Le premier européen est le groupe allemand Robert Bosch, à la 12e place. Volkswagen est 35e et Philips 40e.

La part de la Chine dans les brevets internationaux est passée de 16% en 2010 à 49% en 2020, s’était déjà ému, fin janvier, , soulignant que la part des États-Unis pendant cette période est passée de 15% à 10%, celle du Japon de 35% à 15%, et la part des pays de l’Union européenne de 12% à 8%.

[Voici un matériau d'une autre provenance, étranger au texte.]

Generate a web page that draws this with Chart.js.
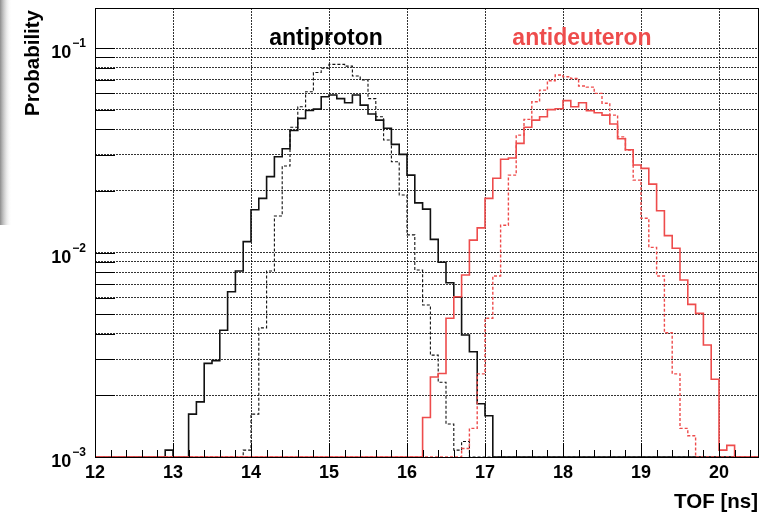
<!DOCTYPE html>
<html>
<head>
<meta charset="utf-8">
<script src="https://cdn.jsdelivr.net/npm/chart.js@4/dist/chart.umd.min.js"></script>
<style>
  html, body { margin: 0; padding: 0; background: #fff; }
  canvas { display: block; }
</style>
</head>
<body>
<canvas id="tofChart" width="769" height="520"></canvas>
<script>
// TOF histograms, bins of 0.1 ns starting at 12.0 ns
const binLow = 12.0;
const binWidth = 0.1;
const yMin = 0.001;
const yMax = 0.157;
const xTicks = [12, 13, 14, 15, 16, 17, 18, 19, 20];
const yTicks = [0.001, 0.002, 0.003, 0.004, 0.005, 0.006, 0.007, 0.008, 0.009,
                0.01, 0.02, 0.03, 0.04, 0.05, 0.06, 0.07, 0.08, 0.09, 0.1];
const yLabels = [[0.001, '\u22123'], [0.01, '\u22122'], [0.1, '\u22121']];

// antiproton, solid
const pbarSolid = [
  0, 0, 0, 0, 0, 0, 0, 0, 0, 0.00108,
  0, 0, 0.00162, 0.00186, 0.00287, 0.00296, 0.00417, 0.00643, 0.00812, 0.0113,
  0.0162, 0.0184, 0.0235, 0.0294, 0.0322, 0.0395, 0.0453, 0.0495, 0.0503, 0.0578,
  0.0589, 0.0566, 0.0540, 0.0589, 0.0526, 0.0476, 0.0444, 0.0405, 0.0338, 0.0302,
  0.0239, 0.0175, 0.0163, 0.0116, 0.00896, 0.00712, 0.00604, 0.00395, 0.00327, 0.00182,
  0.00159, 0, 0, 0, 0, 0, 0, 0, 0, 0,
  0, 0, 0, 0, 0, 0, 0, 0, 0, 0,
  0, 0, 0, 0, 0, 0, 0, 0, 0, 0,
  0, 0, 0, 0, 0
];

// antiproton, dashed
const pbarDashed = [
  0, 0, 0, 0, 0, 0, 0, 0, 0, 0,
  0, 0, 0, 0, 0, 0, 0, 0, 0, 0.00108,
  0.00162, 0.00428, 0.00812, 0.0151, 0.0265, 0.0410, 0.0516, 0.0611, 0.0760, 0.0796,
  0.0832, 0.0832, 0.0816, 0.0730, 0.0699, 0.0566, 0.0461, 0.0355, 0.0278, 0.0191,
  0.0122, 0.00821, 0.00554, 0.00315, 0.00232, 0.00145, 0.00108, 0.00119, 0, 0,
  0, 0, 0, 0, 0, 0, 0, 0, 0, 0,
  0, 0, 0, 0, 0, 0, 0, 0, 0, 0,
  0, 0, 0, 0, 0, 0, 0, 0, 0, 0,
  0, 0, 0, 0, 0
];

// antideuteron, solid
const dbarSolid = [
  0, 0, 0, 0, 0, 0, 0, 0, 0, 0,
  0, 0, 0, 0, 0, 0, 0, 0, 0, 0,
  0, 0, 0, 0, 0, 0, 0, 0, 0, 0,
  0, 0, 0, 0, 0, 0, 0, 0, 0, 0,
  0, 0, 0.00156, 0.00246, 0.00256, 0.00477, 0.00608, 0.00776, 0.0115, 0.0132,
  0.0184, 0.0231, 0.0286, 0.0290, 0.0342, 0.0410, 0.0444, 0.0461, 0.0500, 0.0505,
  0.0553, 0.0516, 0.0540, 0.0494, 0.0483, 0.0470, 0.0425, 0.0360, 0.0318, 0.0268,
  0.0258, 0.0216, 0.0160, 0.0121, 0.0105, 0.00734, 0.00558, 0.00504, 0.00353, 0.00240,
  0.00108, 0.00114, 0, 0, 0
];

// antideuteron, dashed
const dbarDashed = [
  0, 0, 0, 0, 0, 0, 0, 0, 0, 0,
  0, 0, 0, 0, 0, 0, 0, 0, 0, 0,
  0, 0, 0, 0, 0, 0, 0, 0, 0, 0,
  0, 0, 0, 0, 0, 0, 0, 0, 0, 0,
  0, 0, 0, 0, 0, 0, 0, 0.0011, 0.00138, 0.00255,
  0.00477, 0.00768, 0.0136, 0.0239, 0.0375, 0.0448, 0.0546, 0.0623, 0.0692, 0.0738,
  0.0724, 0.0710, 0.0652, 0.0644, 0.0600, 0.0537, 0.0470, 0.0368, 0.0317, 0.0226,
  0.0147, 0.0106, 0.00768, 0.00405, 0.00255, 0.00138, 0.00127, 0, 0, 0,
  0, 0, 0, 0, 0
];

const red = '#ee4c4c';
const font = "'Liberation Sans', Arial, Helvetica, sans-serif";

// left bin edges as x, plus the closing right edge.
// empty bins sit on the axis floor, since a log axis has no zero
function toSteps(values) {
  const pts = values.map((v, i) => ({
    x: +(binLow + i * binWidth).toFixed(2),
    y: v > 0 ? v : yMin
  }));
  const last = values[values.length - 1];
  pts.push({ x: +(binLow + values.length * binWidth).toFixed(2), y: last > 0 ? last : yMin });
  return pts;
}

function histo(values, color, dashed, width, order) {
  return {
    data: toSteps(values),
    borderColor: color,
    borderWidth: width,
    borderDash: dashed ? [3, 2] : [],
    stepped: 'before',
    pointRadius: 0,
    fill: false,
    order: order
  };
}

const rootStyle = {
  id: 'rootStyle',
  beforeDraw(chart) {
    const ctx = chart.ctx;
    // window edge shadow on the left
    const g = ctx.createLinearGradient(0, 0, 12, 0);
    g.addColorStop(0, 'rgba(120,120,120,0.85)');
    g.addColorStop(1, 'rgba(255,255,255,0)');
    ctx.save();
    ctx.fillStyle = g;
    ctx.fillRect(0, 0, 12, 225);
    ctx.restore();
  },
  afterDraw(chart) {
    const ctx = chart.ctx;
    const a = chart.chartArea;
    const xs = chart.scales.x;
    const ys = chart.scales.y;
    ctx.save();
    ctx.strokeStyle = '#000';
    ctx.lineWidth = 1;
    ctx.setLineDash([]);

    // x ticks, pointing into the frame
    ctx.beginPath();
    for (let k = 0; k <= 42; k++) {
      const t = 12 + k * 0.2;
      const px = Math.round(xs.getPixelForValue(t)) + 0.5;
      const len = (k % 5 === 0) ? 14 : 7;
      ctx.moveTo(px, a.bottom);
      ctx.lineTo(px, a.bottom - len);
    }
    // y ticks
    ys.ticks.forEach(tk => {
      const py = Math.round(ys.getPixelForValue(tk.value)) + 0.5;
      ctx.moveTo(a.left, py);
      ctx.lineTo(a.left + 20, py);
    });
    ctx.stroke();

    // frame
    ctx.strokeRect(Math.round(a.left) + 0.5, Math.round(a.top) + 0.5,
                   Math.round(a.right - a.left), Math.round(a.bottom - a.top));

    // y labels 10^n
    ctx.fillStyle = '#000';
    ctx.textAlign = 'right';
    ctx.textBaseline = 'alphabetic';
    yLabels.forEach(([v, exp]) => {
      const py = ys.getPixelForValue(v);
      ctx.font = 'bold 12px ' + font;
      const w = ctx.measureText(exp).width;
      ctx.fillText(exp, 86, py - 1);
      ctx.font = 'bold 18px ' + font;
      ctx.fillText('10', 86 - w - 1, py + 10);
    });

    // axis titles
    ctx.font = 'bold 20.5px ' + font;
    ctx.textAlign = 'right';
    ctx.fillText('TOF [ns]', a.right, 508);
    ctx.save();
    ctx.translate(39, 10);
    ctx.rotate(-Math.PI / 2);
    ctx.textAlign = 'right';
    ctx.fillText('Probability', 0, 0);
    ctx.restore();

    // species labels
    ctx.font = 'bold 23px ' + font;
    ctx.textAlign = 'center';
    ctx.fillStyle = '#000';
    ctx.fillText('antiproton', 326, 45);
    ctx.fillStyle = red;
    ctx.fillText('antideuteron', 582, 45);
    ctx.restore();
  }
};

new Chart(document.getElementById('tofChart'), {
  type: 'line',
  data: {
    datasets: [
      histo(dbarSolid, red, false, 1.6, 0),
      histo(dbarDashed, red, true, 1.4, 1),
      histo(pbarSolid, '#111', false, 1.6, 2),
      histo(pbarDashed, '#111', true, 1.1, 3)
    ]
  },
  options: {
    responsive: false,
    devicePixelRatio: 1,
    animation: false,
    layout: { padding: { left: 0, top: 8, right: 11, bottom: 0 } },
    plugins: { legend: { display: false }, tooltip: { enabled: false } },
    scales: {
      x: {
        type: 'linear',
        min: 12,
        max: 20.5,
        afterFit(scale) { scale.height = 63; },
        afterBuildTicks(scale) { scale.ticks = xTicks.map(v => ({ value: v })); },
        grid: { color: 'rgba(0,0,0,0.8)', drawTicks: false, lineWidth: 1 },
        border: { display: false, dash: [2, 1] },
        ticks: {
          padding: 5,
          color: '#000',
          font: { family: font, size: 18, weight: 'bold' },
          maxRotation: 0,
          autoSkip: false
        }
      },
      y: {
        type: 'logarithmic',
        min: yMin,
        max: yMax,
        afterFit(scale) { scale.width = 95; },
        afterBuildTicks(scale) { scale.ticks = yTicks.map(v => ({ value: v })); },
        grid: { color: 'rgba(0,0,0,0.8)', drawTicks: false, lineWidth: 1 },
        border: { display: false, dash: [2, 1] },
        ticks: { display: false }
      }
    }
  },
  plugins: [rootStyle]
});
</script>
</body>
</html>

Les 11 domaines de recherche à suivre

Si le poids de la Chine ne fait que s’accentuer, c’est que l’Empire du Milieu a commencé à méthodiquement regarder toutes les technologies de la planète et tous les brevets, pour juger de la pertinence de compléter son propre écosystème.

Dans le Research Fronts de 2021, qu’elle publie avec Clarivate, l’Académie chinoise des sciences met l’accent sur 11 domaines de recherche entre plus de 12.000 depuis 2015 qui, selon elle, ont le meilleur potentiel à venir.

«Nous tirerons parti de nos ressources de recherche pour effectuer une meilleure analyse prospective de la percée scientifique et technologique clé de la Chine qui pourrait affecter l’avenir du monde, ainsi que pour mieux soutenir le plan stratégique de la Chine en matière d’innovation scientifique et technologique», y explique le vice-président de la CAS, Gao Hongjun. 

Ses concurrents aux avant-postes de la recherche (les États-Unis, le Royaume-Uni, l’Allemagne, l’Italie, la France, l’Australie, le Canada, l’Espagne et les Pays-Bas) sont prévenus.

Où va se jouer la guerre maintenant que la Chine a structuré sa marche en avant, assure un soutien très net au monde de la recherche et a mappé l’écosystème mondial? Réponse: dans l’attractivité des talents.

«Le maintien de voies pour les talents étrangers et l’offre d’opportunités éducatives aux étudiants internationaux sont essentiels pour soutenir la main-d’œuvre STEM [science, technologie, ingénierie et mathématiques]», concluent les auteurs du rapport américain, non sans souligner que si la Chine était sur le point de rattraper les États-Unis en nombre de doctorats décernés en sciences et en ingénierie, de nombreuses lacunes, régionales, démographiques ou sociales, retardent son rattrapage.